◆ **Exercise instructions**
Restate the whole of the material. Keep every word, and drop the pictures.

◆ **Data lines**
-- Begin --

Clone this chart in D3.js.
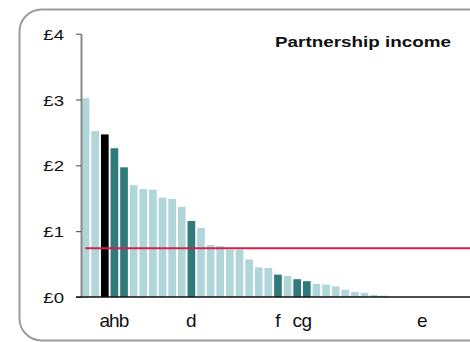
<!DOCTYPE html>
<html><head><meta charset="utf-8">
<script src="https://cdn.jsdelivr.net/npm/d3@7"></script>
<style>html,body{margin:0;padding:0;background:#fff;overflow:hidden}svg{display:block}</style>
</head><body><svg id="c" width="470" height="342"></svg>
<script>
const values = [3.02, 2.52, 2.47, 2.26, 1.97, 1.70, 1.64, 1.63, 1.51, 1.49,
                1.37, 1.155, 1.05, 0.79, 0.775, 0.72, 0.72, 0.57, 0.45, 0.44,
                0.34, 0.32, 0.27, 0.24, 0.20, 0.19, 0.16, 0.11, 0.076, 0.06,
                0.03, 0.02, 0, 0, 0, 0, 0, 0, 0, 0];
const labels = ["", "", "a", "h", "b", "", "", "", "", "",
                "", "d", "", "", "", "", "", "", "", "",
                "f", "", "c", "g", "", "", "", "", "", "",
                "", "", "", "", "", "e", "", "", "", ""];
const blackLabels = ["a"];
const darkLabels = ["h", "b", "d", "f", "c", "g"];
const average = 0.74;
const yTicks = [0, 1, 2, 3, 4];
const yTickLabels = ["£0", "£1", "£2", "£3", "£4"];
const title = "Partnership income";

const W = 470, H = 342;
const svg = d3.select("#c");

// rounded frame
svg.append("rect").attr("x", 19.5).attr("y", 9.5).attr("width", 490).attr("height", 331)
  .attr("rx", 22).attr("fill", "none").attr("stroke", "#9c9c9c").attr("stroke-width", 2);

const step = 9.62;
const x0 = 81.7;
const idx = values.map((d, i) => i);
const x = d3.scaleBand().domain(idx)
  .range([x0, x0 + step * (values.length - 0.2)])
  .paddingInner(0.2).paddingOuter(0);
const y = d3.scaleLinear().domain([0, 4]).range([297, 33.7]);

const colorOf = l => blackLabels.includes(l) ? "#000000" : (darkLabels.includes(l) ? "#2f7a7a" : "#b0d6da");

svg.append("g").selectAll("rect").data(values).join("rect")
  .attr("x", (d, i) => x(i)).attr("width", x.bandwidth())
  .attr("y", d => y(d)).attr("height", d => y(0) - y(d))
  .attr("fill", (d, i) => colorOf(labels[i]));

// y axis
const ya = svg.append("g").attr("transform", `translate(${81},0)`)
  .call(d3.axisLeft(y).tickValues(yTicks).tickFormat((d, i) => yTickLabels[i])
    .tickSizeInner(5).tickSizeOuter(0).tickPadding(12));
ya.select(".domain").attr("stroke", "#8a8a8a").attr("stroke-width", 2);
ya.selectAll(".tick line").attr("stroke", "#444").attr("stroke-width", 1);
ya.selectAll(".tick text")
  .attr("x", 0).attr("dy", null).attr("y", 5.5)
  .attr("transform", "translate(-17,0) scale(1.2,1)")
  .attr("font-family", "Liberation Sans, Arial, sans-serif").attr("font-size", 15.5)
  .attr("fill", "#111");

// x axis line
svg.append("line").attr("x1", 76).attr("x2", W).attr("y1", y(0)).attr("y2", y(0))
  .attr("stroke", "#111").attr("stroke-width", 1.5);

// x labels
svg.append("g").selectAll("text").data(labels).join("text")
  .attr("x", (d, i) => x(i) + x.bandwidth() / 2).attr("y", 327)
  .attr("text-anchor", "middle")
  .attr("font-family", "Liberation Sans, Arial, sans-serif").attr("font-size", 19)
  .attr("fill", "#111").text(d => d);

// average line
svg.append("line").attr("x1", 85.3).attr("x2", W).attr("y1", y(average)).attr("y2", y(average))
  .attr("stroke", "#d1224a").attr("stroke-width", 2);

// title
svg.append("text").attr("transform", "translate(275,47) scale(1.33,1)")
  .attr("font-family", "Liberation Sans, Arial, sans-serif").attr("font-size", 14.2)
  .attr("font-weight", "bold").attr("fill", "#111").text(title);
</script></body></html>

-- End --

◆ **Result for this task**
Clone this chart in D3.js.
<!DOCTYPE html>
<html><head><meta charset="utf-8">
<script src="https://cdn.jsdelivr.net/npm/d3@7"></script>
<style>html,body{margin:0;padding:0;background:#fff;overflow:hidden}svg{display:block}</style>
</head><body><svg id="c" width="470" height="342"></svg>
<script>
const values = [3.02, 2.52, 2.47, 2.26, 1.97, 1.70, 1.64, 1.63, 1.51, 1.49,
                1.37, 1.155, 1.05, 0.79, 0.775, 0.72, 0.72, 0.57, 0.45, 0.44,
                0.34, 0.32, 0.27, 0.24, 0.20, 0.19, 0.16, 0.11, 0.076, 0.06,
                0.03, 0.02, 0, 0, 0, 0, 0, 0, 0, 0];
const labels = ["", "", "a", "h", "b", "", "", "", "", "",
                "", "d", "", "", "", "", "", "", "", "",
                "f", "", "c", "g", "", "", "", "", "", "",
                "", "", "", "", "", "e", "", "", "", ""];
const blackLabels = ["a"];
const darkLabels = ["h", "b", "d", "f", "c", "g"];
const average = 0.74;
const yTicks = [0, 1, 2, 3, 4];
const yTickLabels = ["£0", "£1", "£2", "£3", "£4"];
const title = "Partnership income";

const W = 470, H = 342;
const svg = d3.select("#c");

// rounded frame
svg.append("rect").attr("x", 19.5).attr("y", 9.5).attr("width", 490).attr("height", 331)
  .attr("rx", 22).attr("fill", "none").attr("stroke", "#9c9c9c").attr("stroke-width", 2);

const step = 9.62;
const x0 = 81.7;
const idx = values.map((d, i) => i);
const x = d3.scaleBand().domain(idx)
  .range([x0, x0 + step * (values.length - 0.2)])
  .paddingInner(0.2).paddingOuter(0);
const y = d3.scaleLinear().domain([0, 4]).range([297, 33.7]);

const colorOf = l => blackLabels.includes(l) ? "#000000" : (darkLabels.includes(l) ? "#2f7a7a" : "#b0d6da");

svg.append("g").selectAll("rect").data(values).join("rect")
  .attr("x", (d, i) => x(i)).attr("width", x.bandwidth())
  .attr("y", d => y(d)).attr("height", d => y(0) - y(d))
  .attr("fill", (d, i) => colorOf(labels[i]));

// y axis
const ya = svg.append("g").attr("transform", `translate(${81},0)`)
  .call(d3.axisLeft(y).tickValues(yTicks).tickFormat((d, i) => yTickLabels[i])
    .tickSizeInner(5).tickSizeOuter(0).tickPadding(12));
ya.select(".domain").attr("stroke", "#8a8a8a").attr("stroke-width", 2);
ya.selectAll(".tick line").attr("stroke", "#444").attr("stroke-width", 1);
ya.selectAll(".tick text")
  .attr("x", 0).attr("dy", null).attr("y", 5.5)
  .attr("transform", "translate(-17,0) scale(1.2,1)")
  .attr("font-family", "Liberation Sans, Arial, sans-serif").attr("font-size", 15.5)
  .attr("fill", "#111");

// x axis line
svg.append("line").attr("x1", 76).attr("x2", W).attr("y1", y(0)).attr("y2", y(0))
  .attr("stroke", "#111").attr("stroke-width", 1.5);

// x labels
svg.append("g").selectAll("text").data(labels).join("text")
  .attr("x", (d, i) => x(i) + x.bandwidth() / 2).attr("y", 327)
  .attr("text-anchor", "middle")
  .attr("font-family", "Liberation Sans, Arial, sans-serif").attr("font-size", 19)
  .attr("fill", "#111").text(d => d);

// average line
svg.append("line").attr("x1", 85.3).attr("x2", W).attr("y1", y(average)).attr("y2", y(average))
  .attr("stroke", "#d1224a").attr("stroke-width", 2);

// title
svg.append("text").attr("transform", "translate(275,47) scale(1.33,1)")
  .attr("font-family", "Liberation Sans, Arial, sans-serif").attr("font-size", 14.2)
  .attr("font-weight", "bold").attr("fill", "#111").text(title);
</script></body></html>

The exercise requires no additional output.